My youngest son has a mate who has returned a year early from Iraq because he tried to kill himself. He tells my youngest about some of the terrible things he has been through that made him want to end his own life.

He's 23.......









Friday, 20 June 2008

THINGS THAT CRAWL OUT OF THE WOODWORK


In the last two weeks two old relationships have come out of the woodwork.

WHY?

First off was, Mr Butterfly Kisses, he called me up. He does that when his sense of isolation in his marriage gets too much for him. He calls cause he wants to hear me smiling. He wants he to tell him he's a good bloke and that I still care for him. Even though a relationship between us doesn't stand a hope in hell, as he well knows.
He doesn't want to leave his wife and I don't want a relationship with a married man.

Now obviously I have had one in the past with this man, otherwise he's never have got his name. He was the first man to see me naked after my mastectomy and to make love to me. And he, without thought kissed me form my mouth all the way down my body passed my then very raw scar. He made me feel that it was going to be ok to have sex again, for which I will always be grateful.

So he phones every so often, he doesn't think about the affect of his call on me... he just needs to feel better. There is no way I can ever call him back, even if I wanted to. And nowadays I don't, I've learnt that this relationship is one sided and he calls the shots. So rather than let myself go to a bad place with that I have switched off my feelings for him.

And yet in every conversation he tells me we are going to be together one day, and it doesn't seem to get heard that I don't love him enough for that to ever happen. We get to the end of the conversation and I may not hear from him for another couple of months.

Then we get to the next, old relationship.... the last one.... the one I closed my blog down for.... the one that lies were told about.... the one that I was so angry and hurt that rather than post about it I destroyed prada pixie.

The one that I have spent the the last six weeks getting over. Coping with the hurt, pulling myself out of the abyss of unhappiness to move forward again. It's been tough, and I thought I'd got there.

In fact I went to stay with the friends who held me metaphorically in the bad weeks, last weekend and he was out of my system completely. Enough that I enjoyed a flirtation with a gorgeous sailor (nothing else Trix, just a fun conversation!)

I started on the journey home and he'd text me for the first time since we ended.

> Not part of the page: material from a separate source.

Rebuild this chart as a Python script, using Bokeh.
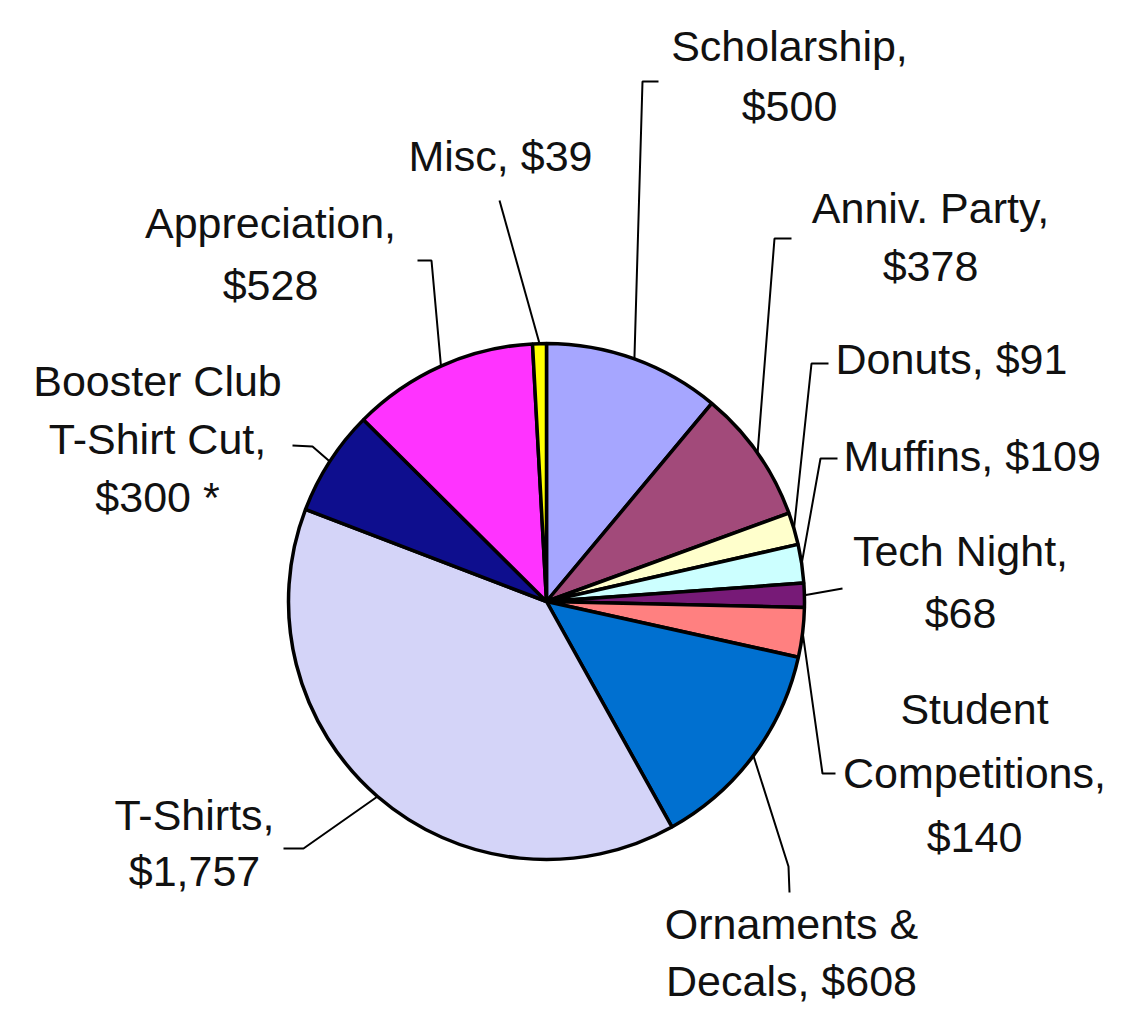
import math
from bokeh.plotting import figure
from bokeh.models import Range1d, ColumnDataSource
from bokeh.core.properties import value
from bokeh.embed import file_html
from bokeh.resources import INLINE

# ---------------- data ----------------
categories = ["Scholarship", "Anniv. Party", "Donuts", "Muffins", "Tech Night",
              "Student Competitions", "Ornaments & Decals", "T-Shirts",
              "Booster Club T-Shirt Cut", "Appreciation", "Misc"]
amounts = [500, 378, 91, 109, 68, 140, 608, 1757, 300, 528, 39]
label_texts = ["Scholarship,\n$500", "Anniv. Party,\n$378", "Donuts, $91",
               "Muffins, $109", "Tech Night,\n$68", "Student\nCompetitions,\n$140",
               "Ornaments &\nDecals, $608", "T-Shirts,\n$1,757",
               "Booster Club\nT-Shirt Cut,\n$300 *", "Appreciation,\n$528", "Misc, $39"]
colors = ["#A6A6FF", "#A24A7A", "#FFFFCC", "#CCFFFF", "#771A77", "#FF8080",
          "#0070D0", "#D4D4F8", "#0E0E8E", "#FF33FF", "#FFFF00"]

# ---------------- layout (picture pixel coordinates) ----------------
W, H = 1107, 1009
CX, CY, R = 546, 601, 258
FONT = "Liberation Sans"
FONT_SIZE = "43px"
# label block centre (or left edge for "left"), alignment, line gap
label_pos = [(789, 75, "center", 60), (930, 236, "center", 58), (835, 358, "left", 60),
             (843, 455, "left", 60), (960, 581, "center", 62), (974, 772, "center", 64),
             (791, 952, "center", 57), (194, 842, "center", 56), (157, 438, "center", 58),
             (270, 253, "center", 62), (500, 155, "center", 60)]
# leader line points after the slice edge point
leader_pts = [[(642, 81), (658, 81)], [(774, 238), (791, 238)],
              [(811, 363), (828, 363)], [(820, 458), (837, 458)],
              [(842, 588)], [(822, 773), (835, 773)],
              [(788, 866), (789, 892)], [(303, 848), (283, 848)],
              [(312, 446), (292, 445)], [(431, 260), (417, 260)],
              [(499, 200)]]

p = figure(width=W, height=H, output_backend="svg", toolbar_location=None,
           x_range=Range1d(0, W), y_range=Range1d(-H, 0),
           min_border=0, outline_line_color=None)
p.axis.visible = False
p.grid.visible = False
p.background_fill_color = "white"
p.border_fill_color = "white"

# wedges
total = sum(amounts)
starts, ends, mids = [], [], []
cum = 0
for a in amounts:
    s = math.pi / 2 - 2 * math.pi * cum / total
    cum += a
    e = math.pi / 2 - 2 * math.pi * cum / total
    starts.append(s)
    ends.append(e)
    mids.append((s + e) / 2)

src = ColumnDataSource(dict(cat=categories, amount=amounts, start=starts,
                            end=ends, color=colors))
p.wedge(x=CX, y=-CY, radius=R, start_angle="start", end_angle="end",
        direction="clock", fill_color="color", line_color="black",
        line_width=3.5, source=src)

# leader lines
xs, ys = [], []
for m, pts in zip(mids, leader_pts):
    ex = CX + R * math.cos(m)
    ey = -CY + R * math.sin(m)
    xs.append([ex] + [pt[0] for pt in pts])
    ys.append([ey] + [-pt[1] for pt in pts])
p.multi_line(xs=xs, ys=ys, line_color="black", line_width=2)

# labels
groups = {"center": dict(x=[], y=[], t=[]), "left": dict(x=[], y=[], t=[])}
for txt, (lx, ly, al, gap) in zip(label_texts, label_pos):
    lines = txt.split("\n")
    n = len(lines)
    for i, ln in enumerate(lines):
        groups[al]["x"].append(lx)
        groups[al]["y"].append(-(ly + (i - (n - 1) / 2) * gap))
        groups[al]["t"].append(ln)

for al, g in groups.items():
    p.text(x=g["x"], y=g["y"], text=g["t"], text_align=al,
           text_baseline="middle", text_font=value(FONT),
           text_font_size=FONT_SIZE, text_color="#111111")

open("out.html", "w").write(file_html(p, INLINE))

I answered, he sent another, I answered over the next four hours as I travelled home. Then he phoned me.


WHY?

Was he bored, lonely, out of his latest relationship. He seemed to be wanting contact not because it was me, as was born out of the phone call when he wanted to talk about the woman in Australia who apparently phoned him for an hour and a half a few days before. Did I need any of this..... not much.

Then he ended the call.

And I haven't heard from him since.

And where I've ended up is with another headfuck job. I didn't need this, I certainly didn't want it. I really don't want to spend my time hoping that he'll phone me anytime soon and tell me that he really does want to get back together.

I know two things, one my heart is not in agreement with my head. And it would be an absolute disaster.Not of course that he has offered anything, it's merely my imagination going into emotional overdrive and my head telling me to get a grip. And I'd sorted them out so they were working alongside each other not in opposition!!!!

Added to that I have been informed by youngest with attitude that if he ever claps eyes on him again he'll head butt him for his behaviour to me during the time we were together.

So I'm writing this as a way to get myself back on track.

I'm worth more than either of these selfish men, who think 'hey I'm lonely' or whatever and I'll give byrd a call and she'll make it better.

Go away leave me alone I don't want to play. I just have to keep telling myself that and sooner or later I will as usual totally feel and believe it!!!!!

The photgraph is of a place called Lovers Leap in Dovedale, Nicely ironic I think!